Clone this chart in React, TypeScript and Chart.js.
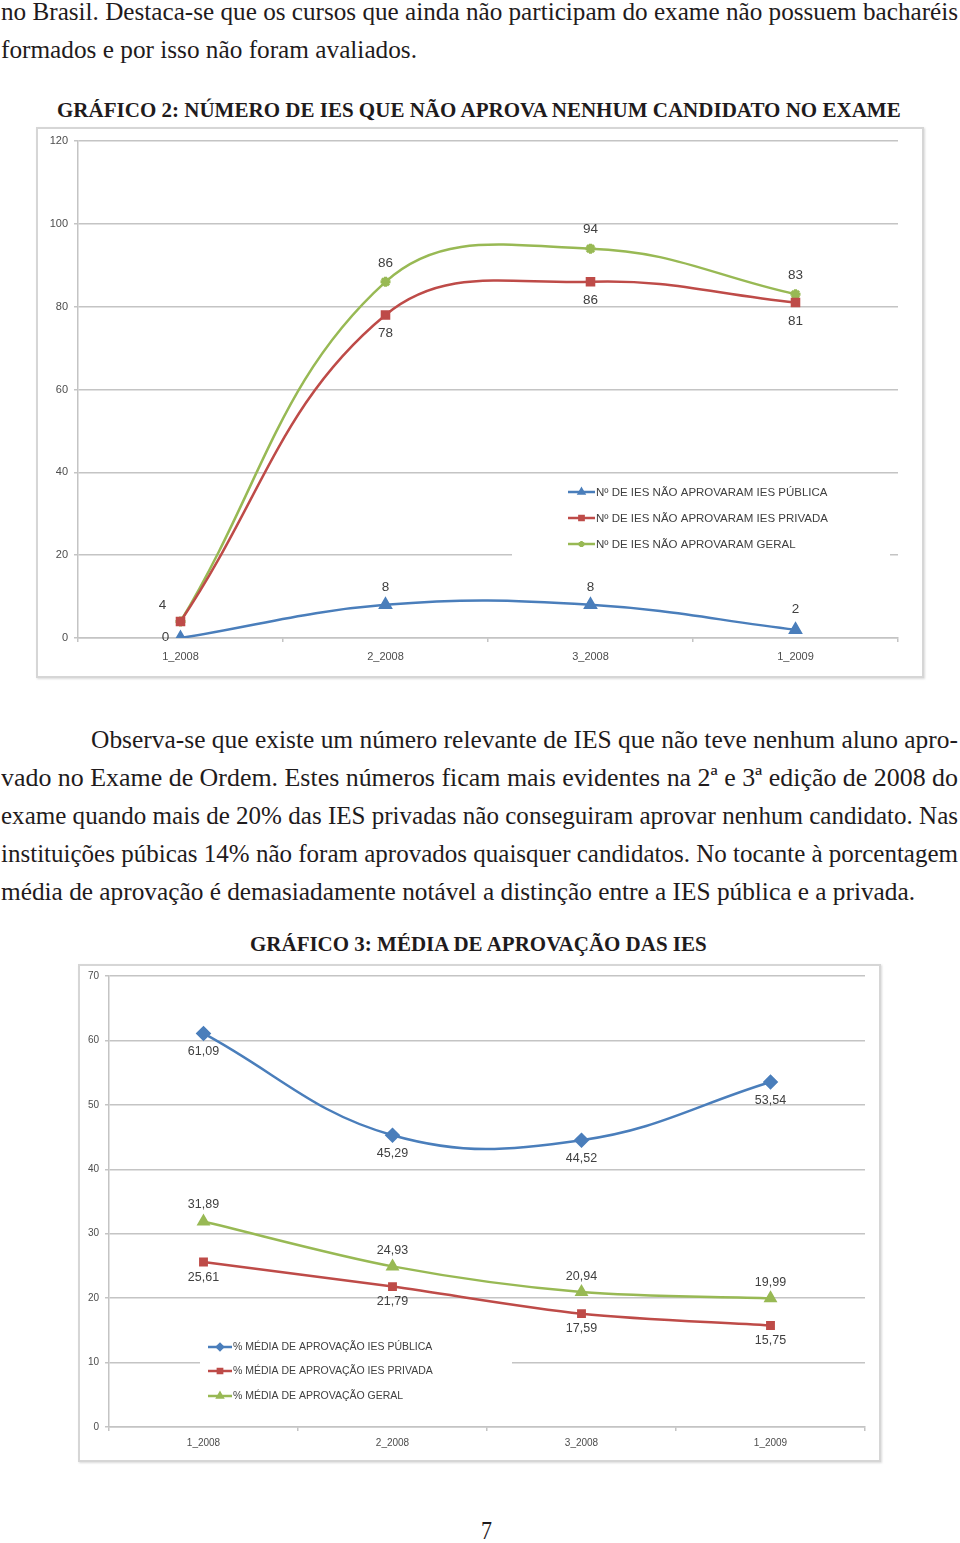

* * *

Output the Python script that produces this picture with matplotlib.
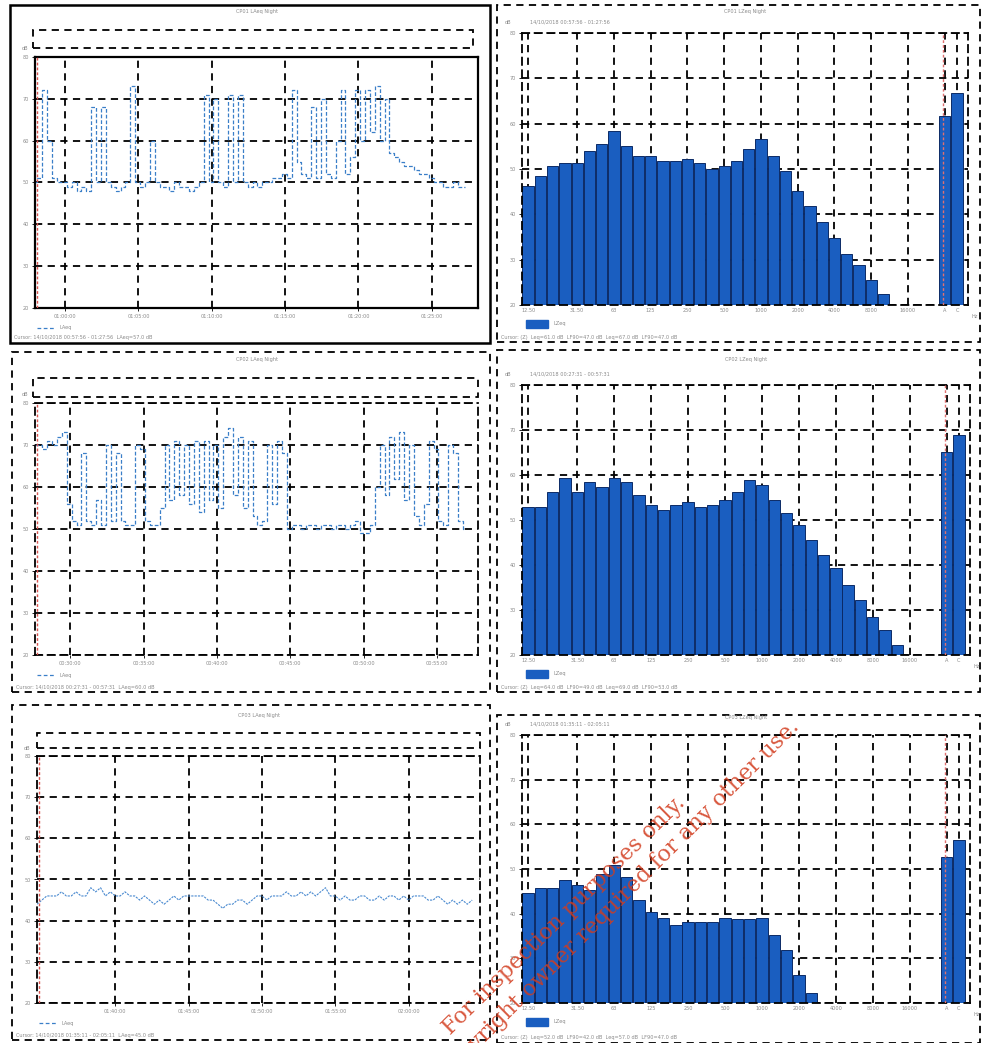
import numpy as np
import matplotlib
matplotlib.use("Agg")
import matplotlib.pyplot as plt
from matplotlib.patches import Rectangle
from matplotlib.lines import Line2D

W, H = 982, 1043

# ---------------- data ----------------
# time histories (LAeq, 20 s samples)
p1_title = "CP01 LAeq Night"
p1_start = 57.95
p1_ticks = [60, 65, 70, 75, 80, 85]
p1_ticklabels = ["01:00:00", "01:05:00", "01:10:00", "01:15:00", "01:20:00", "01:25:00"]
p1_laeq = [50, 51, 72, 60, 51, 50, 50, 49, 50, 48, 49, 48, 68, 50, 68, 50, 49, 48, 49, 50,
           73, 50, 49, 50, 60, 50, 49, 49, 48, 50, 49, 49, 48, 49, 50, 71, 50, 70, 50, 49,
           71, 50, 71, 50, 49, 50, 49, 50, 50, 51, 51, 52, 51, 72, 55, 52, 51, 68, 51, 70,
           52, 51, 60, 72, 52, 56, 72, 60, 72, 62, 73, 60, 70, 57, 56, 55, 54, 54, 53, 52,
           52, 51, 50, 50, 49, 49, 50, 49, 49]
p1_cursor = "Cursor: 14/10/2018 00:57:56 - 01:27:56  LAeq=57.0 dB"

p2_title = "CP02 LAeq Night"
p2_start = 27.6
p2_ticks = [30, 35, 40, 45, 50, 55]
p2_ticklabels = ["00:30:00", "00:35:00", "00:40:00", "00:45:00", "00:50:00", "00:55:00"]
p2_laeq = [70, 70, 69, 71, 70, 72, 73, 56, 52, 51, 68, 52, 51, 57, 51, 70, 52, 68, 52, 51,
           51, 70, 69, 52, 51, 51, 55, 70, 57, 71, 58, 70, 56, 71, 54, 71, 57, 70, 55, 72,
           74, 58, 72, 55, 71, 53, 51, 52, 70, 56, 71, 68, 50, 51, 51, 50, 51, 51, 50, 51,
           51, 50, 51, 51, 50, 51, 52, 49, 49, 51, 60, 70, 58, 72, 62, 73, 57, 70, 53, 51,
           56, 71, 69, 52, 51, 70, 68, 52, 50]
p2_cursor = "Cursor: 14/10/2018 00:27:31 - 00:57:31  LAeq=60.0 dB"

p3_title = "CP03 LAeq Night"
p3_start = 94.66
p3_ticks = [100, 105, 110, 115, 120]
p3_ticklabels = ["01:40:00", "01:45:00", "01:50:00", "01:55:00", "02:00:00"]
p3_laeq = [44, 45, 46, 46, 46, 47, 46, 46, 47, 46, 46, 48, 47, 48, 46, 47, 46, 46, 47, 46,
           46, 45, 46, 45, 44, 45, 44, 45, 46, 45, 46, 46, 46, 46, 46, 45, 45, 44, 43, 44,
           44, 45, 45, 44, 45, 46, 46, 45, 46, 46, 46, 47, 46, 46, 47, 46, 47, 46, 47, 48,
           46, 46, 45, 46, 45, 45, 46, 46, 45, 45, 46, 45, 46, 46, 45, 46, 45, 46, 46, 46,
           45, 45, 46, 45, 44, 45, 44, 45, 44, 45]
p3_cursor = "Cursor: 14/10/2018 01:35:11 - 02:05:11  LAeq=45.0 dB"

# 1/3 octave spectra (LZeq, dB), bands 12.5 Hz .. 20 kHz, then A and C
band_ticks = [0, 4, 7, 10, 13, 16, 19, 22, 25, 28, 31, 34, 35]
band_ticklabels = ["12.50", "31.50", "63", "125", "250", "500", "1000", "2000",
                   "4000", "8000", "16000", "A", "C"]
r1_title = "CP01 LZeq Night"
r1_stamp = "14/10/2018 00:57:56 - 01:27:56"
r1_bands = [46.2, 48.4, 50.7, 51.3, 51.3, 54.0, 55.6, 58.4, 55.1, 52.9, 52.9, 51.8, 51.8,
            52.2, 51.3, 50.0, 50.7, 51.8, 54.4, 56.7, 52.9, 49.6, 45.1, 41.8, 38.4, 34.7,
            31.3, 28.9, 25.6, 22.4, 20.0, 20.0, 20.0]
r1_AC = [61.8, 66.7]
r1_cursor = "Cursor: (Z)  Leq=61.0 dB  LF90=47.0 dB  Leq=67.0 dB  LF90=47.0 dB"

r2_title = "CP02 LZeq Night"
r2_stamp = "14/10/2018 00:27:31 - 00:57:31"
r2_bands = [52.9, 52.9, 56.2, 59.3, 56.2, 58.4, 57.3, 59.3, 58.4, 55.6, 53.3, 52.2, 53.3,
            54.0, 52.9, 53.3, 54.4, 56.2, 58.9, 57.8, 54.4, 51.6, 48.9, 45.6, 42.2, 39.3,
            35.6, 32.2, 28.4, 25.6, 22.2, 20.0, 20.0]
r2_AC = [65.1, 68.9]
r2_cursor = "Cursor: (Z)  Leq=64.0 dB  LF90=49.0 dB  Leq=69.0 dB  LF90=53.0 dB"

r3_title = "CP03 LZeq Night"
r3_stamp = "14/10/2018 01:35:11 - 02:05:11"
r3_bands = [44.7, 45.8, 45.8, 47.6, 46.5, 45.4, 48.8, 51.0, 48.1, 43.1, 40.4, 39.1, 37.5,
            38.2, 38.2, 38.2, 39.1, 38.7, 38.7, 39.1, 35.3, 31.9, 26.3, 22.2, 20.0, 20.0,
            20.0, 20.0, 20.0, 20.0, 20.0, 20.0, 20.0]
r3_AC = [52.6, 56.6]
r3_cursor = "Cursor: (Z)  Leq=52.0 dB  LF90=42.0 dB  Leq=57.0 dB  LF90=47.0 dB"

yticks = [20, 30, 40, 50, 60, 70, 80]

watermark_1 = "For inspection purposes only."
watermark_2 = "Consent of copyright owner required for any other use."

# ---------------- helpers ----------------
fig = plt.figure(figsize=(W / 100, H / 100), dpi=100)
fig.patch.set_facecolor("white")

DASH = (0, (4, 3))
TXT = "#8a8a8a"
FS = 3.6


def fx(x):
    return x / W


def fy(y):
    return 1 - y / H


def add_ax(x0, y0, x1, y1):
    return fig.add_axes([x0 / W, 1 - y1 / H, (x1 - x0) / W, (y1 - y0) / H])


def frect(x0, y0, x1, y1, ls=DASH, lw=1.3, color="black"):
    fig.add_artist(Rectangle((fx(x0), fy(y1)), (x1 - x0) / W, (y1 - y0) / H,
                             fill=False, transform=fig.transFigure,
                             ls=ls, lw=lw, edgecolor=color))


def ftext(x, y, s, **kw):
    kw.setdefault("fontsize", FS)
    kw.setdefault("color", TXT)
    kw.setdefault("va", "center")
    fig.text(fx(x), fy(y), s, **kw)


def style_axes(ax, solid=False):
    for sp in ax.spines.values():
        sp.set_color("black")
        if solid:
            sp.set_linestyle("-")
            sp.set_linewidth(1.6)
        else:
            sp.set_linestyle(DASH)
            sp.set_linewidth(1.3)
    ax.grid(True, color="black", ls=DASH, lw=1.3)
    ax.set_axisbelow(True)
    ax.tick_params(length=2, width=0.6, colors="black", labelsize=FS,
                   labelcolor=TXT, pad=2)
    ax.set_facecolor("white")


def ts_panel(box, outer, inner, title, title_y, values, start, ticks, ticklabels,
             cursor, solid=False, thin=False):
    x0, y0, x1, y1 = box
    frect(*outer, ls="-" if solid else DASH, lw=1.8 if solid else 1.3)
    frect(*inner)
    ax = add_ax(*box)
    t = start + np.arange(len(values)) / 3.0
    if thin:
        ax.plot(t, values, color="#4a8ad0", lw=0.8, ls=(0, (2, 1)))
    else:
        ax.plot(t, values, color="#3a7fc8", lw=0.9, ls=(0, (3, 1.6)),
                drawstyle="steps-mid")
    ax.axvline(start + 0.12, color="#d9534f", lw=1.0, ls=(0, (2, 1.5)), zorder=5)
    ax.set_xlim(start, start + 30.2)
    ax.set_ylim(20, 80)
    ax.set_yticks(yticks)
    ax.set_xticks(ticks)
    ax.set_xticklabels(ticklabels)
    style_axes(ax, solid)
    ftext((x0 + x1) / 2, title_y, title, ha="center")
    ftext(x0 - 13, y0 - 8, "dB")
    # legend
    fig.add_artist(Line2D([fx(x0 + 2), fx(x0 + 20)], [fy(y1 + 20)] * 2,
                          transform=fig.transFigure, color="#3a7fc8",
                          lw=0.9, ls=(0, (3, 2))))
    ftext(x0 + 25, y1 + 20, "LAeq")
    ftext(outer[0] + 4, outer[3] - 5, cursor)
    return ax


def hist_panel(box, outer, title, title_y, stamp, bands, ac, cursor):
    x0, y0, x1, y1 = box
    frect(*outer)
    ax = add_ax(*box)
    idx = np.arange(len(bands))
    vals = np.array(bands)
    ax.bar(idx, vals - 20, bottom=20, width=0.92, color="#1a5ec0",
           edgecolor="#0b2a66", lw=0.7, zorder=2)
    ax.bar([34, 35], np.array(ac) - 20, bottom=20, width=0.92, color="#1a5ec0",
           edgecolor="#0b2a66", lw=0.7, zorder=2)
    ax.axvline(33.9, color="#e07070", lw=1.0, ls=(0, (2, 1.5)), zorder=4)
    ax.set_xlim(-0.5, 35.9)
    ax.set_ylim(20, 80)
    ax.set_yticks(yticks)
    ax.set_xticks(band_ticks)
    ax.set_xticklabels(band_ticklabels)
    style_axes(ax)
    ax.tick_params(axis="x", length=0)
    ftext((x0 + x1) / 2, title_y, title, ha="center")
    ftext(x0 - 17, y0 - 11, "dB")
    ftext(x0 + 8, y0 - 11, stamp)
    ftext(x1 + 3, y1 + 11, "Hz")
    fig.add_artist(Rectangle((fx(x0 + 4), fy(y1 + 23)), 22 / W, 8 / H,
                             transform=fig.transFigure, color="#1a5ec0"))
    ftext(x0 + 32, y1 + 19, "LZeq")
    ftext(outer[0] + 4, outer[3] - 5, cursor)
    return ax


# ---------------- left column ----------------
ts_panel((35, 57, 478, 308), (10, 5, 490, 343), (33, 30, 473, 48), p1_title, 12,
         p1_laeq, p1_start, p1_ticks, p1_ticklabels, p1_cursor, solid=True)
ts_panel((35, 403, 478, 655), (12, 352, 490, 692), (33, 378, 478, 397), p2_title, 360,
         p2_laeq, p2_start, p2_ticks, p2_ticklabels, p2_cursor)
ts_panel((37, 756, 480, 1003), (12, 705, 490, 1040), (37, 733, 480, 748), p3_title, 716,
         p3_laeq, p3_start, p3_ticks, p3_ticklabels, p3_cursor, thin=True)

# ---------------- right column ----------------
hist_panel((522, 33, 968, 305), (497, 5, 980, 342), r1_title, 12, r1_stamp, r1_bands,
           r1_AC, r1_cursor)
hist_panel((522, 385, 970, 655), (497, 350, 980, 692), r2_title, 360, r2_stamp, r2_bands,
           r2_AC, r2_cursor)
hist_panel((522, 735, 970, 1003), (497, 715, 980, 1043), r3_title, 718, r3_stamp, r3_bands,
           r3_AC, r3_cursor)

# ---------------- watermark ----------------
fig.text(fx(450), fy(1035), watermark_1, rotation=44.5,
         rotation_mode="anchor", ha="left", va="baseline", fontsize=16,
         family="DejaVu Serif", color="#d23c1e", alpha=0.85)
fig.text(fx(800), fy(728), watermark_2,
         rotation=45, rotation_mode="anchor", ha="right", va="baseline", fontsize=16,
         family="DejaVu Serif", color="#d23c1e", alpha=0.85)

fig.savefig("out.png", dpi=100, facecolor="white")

§ The problem: Copy each line of the entries that includes the word "this".

§ Answer to the task:
Clone this chart in React, TypeScript and Chart.js.
Output the Python script that produces this picture with matplotlib.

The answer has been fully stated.